PROBLEM →
Which lines contain the string "this"? Please list every one of them.

— START —

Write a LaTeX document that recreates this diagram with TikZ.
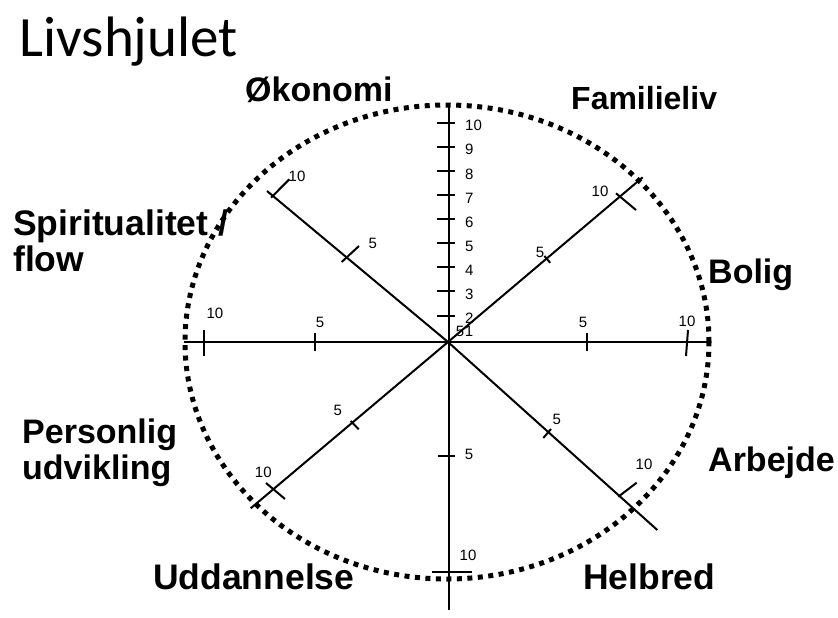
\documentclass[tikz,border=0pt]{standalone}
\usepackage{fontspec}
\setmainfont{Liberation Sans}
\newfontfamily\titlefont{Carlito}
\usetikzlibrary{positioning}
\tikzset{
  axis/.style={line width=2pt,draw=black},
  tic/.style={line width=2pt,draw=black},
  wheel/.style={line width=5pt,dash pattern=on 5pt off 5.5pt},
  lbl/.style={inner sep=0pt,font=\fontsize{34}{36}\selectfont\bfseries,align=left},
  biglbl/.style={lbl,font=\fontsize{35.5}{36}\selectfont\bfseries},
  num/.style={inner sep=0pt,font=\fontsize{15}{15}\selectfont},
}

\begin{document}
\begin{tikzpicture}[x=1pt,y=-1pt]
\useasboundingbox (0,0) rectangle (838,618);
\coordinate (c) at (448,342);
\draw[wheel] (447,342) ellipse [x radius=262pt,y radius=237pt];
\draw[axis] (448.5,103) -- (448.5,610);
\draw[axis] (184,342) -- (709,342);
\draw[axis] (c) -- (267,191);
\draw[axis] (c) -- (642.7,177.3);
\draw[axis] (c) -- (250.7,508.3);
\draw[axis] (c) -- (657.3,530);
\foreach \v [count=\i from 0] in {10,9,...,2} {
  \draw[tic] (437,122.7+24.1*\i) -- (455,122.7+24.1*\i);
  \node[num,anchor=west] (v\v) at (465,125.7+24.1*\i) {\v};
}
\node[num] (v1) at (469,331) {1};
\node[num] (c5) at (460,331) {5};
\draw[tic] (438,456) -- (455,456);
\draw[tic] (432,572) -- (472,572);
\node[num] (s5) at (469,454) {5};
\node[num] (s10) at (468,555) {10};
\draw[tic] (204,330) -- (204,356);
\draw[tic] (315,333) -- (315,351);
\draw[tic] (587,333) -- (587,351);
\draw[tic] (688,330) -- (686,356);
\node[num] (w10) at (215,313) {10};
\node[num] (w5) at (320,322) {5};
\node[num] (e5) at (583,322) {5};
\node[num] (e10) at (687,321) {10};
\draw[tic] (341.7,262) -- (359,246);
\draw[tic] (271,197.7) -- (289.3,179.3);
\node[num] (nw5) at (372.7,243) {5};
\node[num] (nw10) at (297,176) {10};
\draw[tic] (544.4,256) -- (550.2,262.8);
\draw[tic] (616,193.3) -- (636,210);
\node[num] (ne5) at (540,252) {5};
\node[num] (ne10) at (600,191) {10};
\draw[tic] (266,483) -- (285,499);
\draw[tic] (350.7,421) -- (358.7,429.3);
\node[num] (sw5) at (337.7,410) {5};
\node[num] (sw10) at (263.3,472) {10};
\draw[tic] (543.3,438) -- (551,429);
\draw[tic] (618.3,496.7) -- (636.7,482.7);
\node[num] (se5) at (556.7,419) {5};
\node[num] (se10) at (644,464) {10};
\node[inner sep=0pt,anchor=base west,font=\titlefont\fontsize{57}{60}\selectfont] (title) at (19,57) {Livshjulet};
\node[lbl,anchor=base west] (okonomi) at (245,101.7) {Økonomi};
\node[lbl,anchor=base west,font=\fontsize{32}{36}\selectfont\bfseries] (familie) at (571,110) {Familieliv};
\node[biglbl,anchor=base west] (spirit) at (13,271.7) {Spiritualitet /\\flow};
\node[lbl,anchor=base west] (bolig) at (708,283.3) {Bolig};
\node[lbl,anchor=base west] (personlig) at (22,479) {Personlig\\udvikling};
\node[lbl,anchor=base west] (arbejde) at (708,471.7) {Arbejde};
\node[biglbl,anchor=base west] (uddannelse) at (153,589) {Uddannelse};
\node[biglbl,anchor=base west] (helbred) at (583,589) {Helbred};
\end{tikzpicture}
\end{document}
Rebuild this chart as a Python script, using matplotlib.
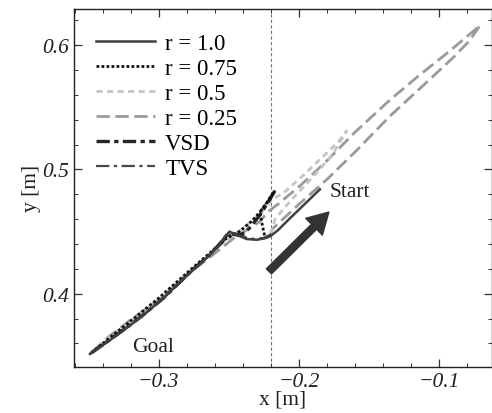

— END —

RESULT OF THE EXERCISE →
Write a LaTeX document that recreates this diagram with TikZ.
Rebuild this chart as a Python script, using matplotlib.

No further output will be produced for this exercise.